IN LIFE, there are two choices you must grapple with, and that is whether you succeed or fail.
For some, success comes later on after much perseverance and hard work.
For others, they learn to move on when the decisions they make are not working well and they have to pursue other alternatives.
Empowerment recognises that nobody knows a job better than the person doing it and that most people want to be involved and take pride in their work.
Empowerment is an extremely effective tool for developing both the people and the organisations that they work for. It is a vital element of the business environment.
Knowing your customer, improving service delivery, continuous innovation, increased productivity and gaining competitive advantage — none of this is possible unless organisations find new ways to empower their employees.
Although it will benefit organisations, the question most people will ask is: “What’s in it for me?”
So how much will you get out of it? What does empowerment really mean to you? What can managers do to empower the people they work with?
What empowerment is
Empowering people encourages them to become more involved in their decisions and the activities that affect their jobs.
It means giving them the opportunity to unleash their creative talents to show that they can come up with good ideas and, more importantly, to empower them to put these ideas into practice.

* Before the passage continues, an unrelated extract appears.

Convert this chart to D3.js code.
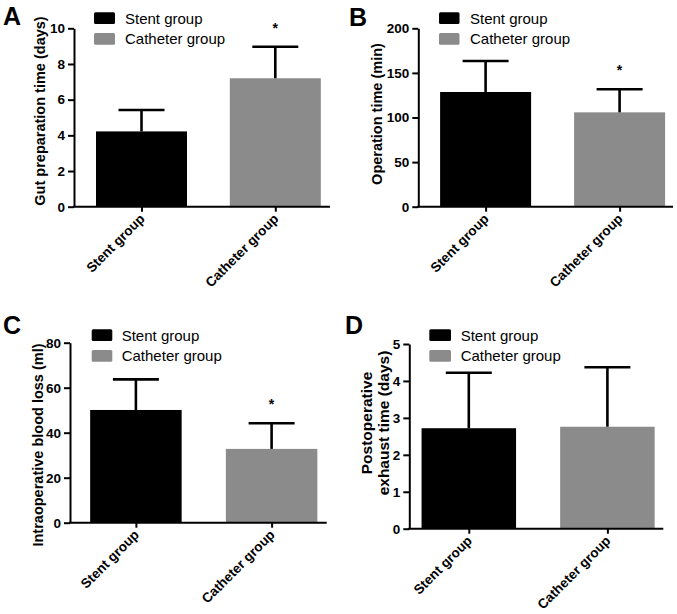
<!DOCTYPE html>
<html>
<head>
<meta charset="utf-8">
<script src="https://cdn.jsdelivr.net/npm/d3@7"></script>
<style>
  html, body { margin: 0; padding: 0; background: #fff; }
  svg { display: block; }
  text { font-family: "Liberation Sans", Arial, sans-serif; }
</style>
</head>
<body>
<svg id="chart" width="677" height="614"></svg>
<script>
// ---- Data ----
const categories = ["Stent group", "Catheter group"];
const seriesColors = ["#000000", "#8b8b8b"];

const panelLetters = ["A", "B", "C", "D"];
const yLabels = [
  ["Gut preparation time (days)"],
  ["Operation time (min)"],
  ["Intraoperative blood loss (ml)"],
  ["Postoperative", "exhaust time (days)"]
];

const gutMeans = [4.22, 7.2];
const gutSD = [1.2, 1.77];
const opMeans = [128.6, 105.8];
const opSD = [34.7, 25.8];
const bloodMeans = [50.1, 32.8];
const bloodSD = [13.6, 11.4];
const exhaustMeans = [2.72, 2.76];
const exhaustSD = [1.5, 1.61];

const gutTicks = [0, 2, 4, 6, 8, 10];
const opTicks = [0, 50, 100, 150, 200];
const bloodTicks = [0, 20, 40, 60, 80];
const exhaustTicks = [0, 1, 2, 3, 4, 5];

const significant = [
  [false, true],
  [false, true],
  [false, true],
  [false, false]
];

// ---- Layout ----
const panels = [
  { means: gutMeans, sd: gutSD, ticks: gutTicks,
    x0: 74, x1: 330, yTop: 28.3, yBot: 206.7, c1: 141.5, c2: 275.3, bw: 91,
    legX: 94, legW: 21, legY: 12.3, textX: 125,
    letterX: 3, letterY: 25, labSize: 14.5,
    labX: [45], labY: 111 },
  { means: opMeans, sd: opSD, ticks: opTicks,
    x0: 418.3, x1: 673, yTop: 28.3, yBot: 206.7, c1: 485.6, c2: 619.6, bw: 91,
    legX: 439, legW: 20.5, legY: 12.3, textX: 470,
    letterX: 349, letterY: 25.5, labSize: 14.5,
    labX: [382], labY: 114 },
  { means: bloodMeans, sd: bloodSD, ticks: bloodTicks,
    x0: 70, x1: 326.7, yTop: 342.7, yBot: 522.7, c1: 135.9, c2: 271.6, bw: 91.5,
    legX: 91.7, legW: 20.6, legY: 329.3, textX: 121.7,
    letterX: 3, letterY: 333.5, labSize: 14.5,
    labX: [43], labY: 445 },
  { means: exhaustMeans, sd: exhaustSD, ticks: exhaustTicks,
    x0: 409.3, x1: 663.3, yTop: 344, yBot: 528.7, c1: 468.8, c2: 607.4, bw: 94.5,
    legX: 429.3, legW: 21.7, legY: 329.3, textX: 460.7,
    letterX: 345, letterY: 334, labSize: 15.5,
    labX: [371.5, 389], labY: 423 }
];

const svg = d3.select("#chart");
const FONT = '"Liberation Sans", Arial, sans-serif';

panels.forEach((p, i) => {
  const g = svg.append("g");
  const maxV = d3.max(p.ticks);
  const y = d3.scaleLinear().domain([0, maxV]).range([p.yBot, p.yTop]);
  const x = d3.scalePoint().domain(categories).range([p.c1, p.c2]);

  // bars
  g.selectAll("rect.bar").data(categories).enter().append("rect")
    .attr("class", "bar")
    .attr("x", d => x(d) - p.bw / 2)
    .attr("width", p.bw)
    .attr("y", (d, j) => y(p.means[j]))
    .attr("height", (d, j) => p.yBot - y(p.means[j]))
    .attr("fill", (d, j) => seriesColors[j]);

  // error bars (upper only)
  const capHalf = 23;
  categories.forEach((c, j) => {
    const top = y(p.means[j] + p.sd[j]);
    g.append("line")
      .attr("x1", x(c)).attr("x2", x(c))
      .attr("y1", y(p.means[j])).attr("y2", top)
      .attr("stroke", "#000").attr("stroke-width", 2.6);
    g.append("line")
      .attr("x1", x(c) - capHalf).attr("x2", x(c) + capHalf)
      .attr("y1", top).attr("y2", top)
      .attr("stroke", "#000").attr("stroke-width", 2.6);
    if (significant[i][j]) {
      g.append("text")
        .attr("x", x(c)).attr("y", top - 14)
        .attr("text-anchor", "middle")
        .attr("font-size", 14).attr("font-weight", "bold")
        .text("*");
    }
  });

  // y axis
  const yAxis = d3.axisLeft(y).tickValues(p.ticks).tickFormat(d3.format("d"))
    .tickSize(6).tickSizeOuter(0).tickPadding(3);
  const ya = g.append("g").attr("transform", `translate(${p.x0},0)`).call(yAxis);
  ya.select(".domain").attr("stroke-width", 2);
  ya.selectAll(".tick line").attr("stroke-width", 2);
  ya.selectAll(".tick text")
    .attr("font-family", FONT).attr("font-size", 13.5).attr("font-weight", "bold").attr("fill", "#000");

  // x axis baseline
  g.append("line")
    .attr("x1", p.x0 - 1).attr("x2", p.x1)
    .attr("y1", p.yBot).attr("y2", p.yBot)
    .attr("stroke", "#000").attr("stroke-width", 2);
  const xAxis = d3.axisBottom(x).tickSize(5).tickSizeOuter(0).tickFormat("");
  const xa = g.append("g").attr("transform", `translate(0,${p.yBot})`).call(xAxis);
  xa.select(".domain").remove();
  xa.selectAll(".tick line").attr("stroke-width", 2);

  // x category labels (rotated)
  g.selectAll("text.cat").data(categories).enter().append("text")
    .attr("class", "cat")
    .attr("transform", d => `translate(${x(d) + 4},${p.yBot + 13}) rotate(-45)`)
    .attr("text-anchor", "end")
    .attr("font-size", 13.5).attr("font-weight", "bold")
    .text(d => d);

  // y label
  yLabels[i].forEach((t, k) => {
    g.append("text")
      .attr("transform", `translate(${p.labX[k]},${p.labY}) rotate(-90)`)
      .attr("text-anchor", "middle")
      .attr("font-size", p.labSize).attr("font-weight", "bold")
      .text(t);
  });

  // legend
  categories.forEach((c, j) => {
    const ly = p.legY + j * 20.7;
    g.append("rect")
      .attr("x", p.legX).attr("y", ly)
      .attr("width", p.legW).attr("height", 11.7)
      .attr("rx", 1.5)
      .attr("fill", seriesColors[j]);
    g.append("text")
      .attr("x", p.textX).attr("y", ly + 11.3)
      .attr("font-size", 15)
      .text(c);
  });

  // panel letter
  g.append("text")
    .attr("x", p.letterX).attr("y", p.letterY)
    .attr("font-size", 25).attr("font-weight", "bold")
    .text(panelLetters[i]);
});
</script>
</body>
</html>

The concept of empowerment involves the following steps:
Encourage people to play a more active role in their work;
Involve them in taking responsibility for improving the way that things are done; and
Enable them to make more and bigger decisions without having to refer to someone more senior in the organisation.
Why it is necessary
Empowerment is necessary to transform the way you work with people in the organisation, and there are two reasons for this.
One, the external environment has changed.
Two, people themselves have changed in their personalities over a period of time.
The external environment has changed so rapidly that intense competition abounds all around.
All businesses are, to a greater or lesser extent, influenced and affected by the competitive environment.
New competition from overseas represents a substantial threat, while many businesses set their sights on exploiting opportunities in the global market.
Organisations need empowered people to help them fight off these competitive threats.
Organisations can develop and offer training programmes on people skills that train employees on the job.
People are more empowered by development that occurs on the job than they would be by going for courses. It is because they will learn more quickly and effectively if what they are doing is practical and relevant.
As a manager in your organisation, you may decide that all employees will need some form of training to meet identified needs and expectations.
You will find that developing people in the workplace is useful because:
It is not only cheap and relevant but also easy to organise; and
Involvement is crucial for all employees.
Lead by example
If you want your peers to do what they say they will do, you will have to prove yourself to be reliable.
If you want to be innovative, you will have to be prepared to take risks.
If you want others to make an extra effort, you will have to push yourself harder.
If you want them to be open, you will have to be honest and sincere with yourself first.
These are all the traits of empowerment, and managers need to delegate the responsibilities to their employees to accomplish it. What a better way of proving it when you are given the opportunity to lead by example!
Listen and question
Make a conscientious effort to listen to what the other person is telling you and to understand what he is trying to say. Empowered people are aware of the significance of listening and questioning.
If you make a point of asking people what they think and of actively listening to what they say, you will help make them feel that they can contribute something of value to their work and business.
Sell your ideas
People love challenges, and part of the empowerment process involves unleashing their creativity.
Once that creativeness has taken shape, they sell their ideas to people to generate more wealth and income for the organisation.
To unlock this potential, managers must be willing to empower their employees to reach greater creative heights. Leaders and managers should heed the call to make empowerment a way of life for every employee.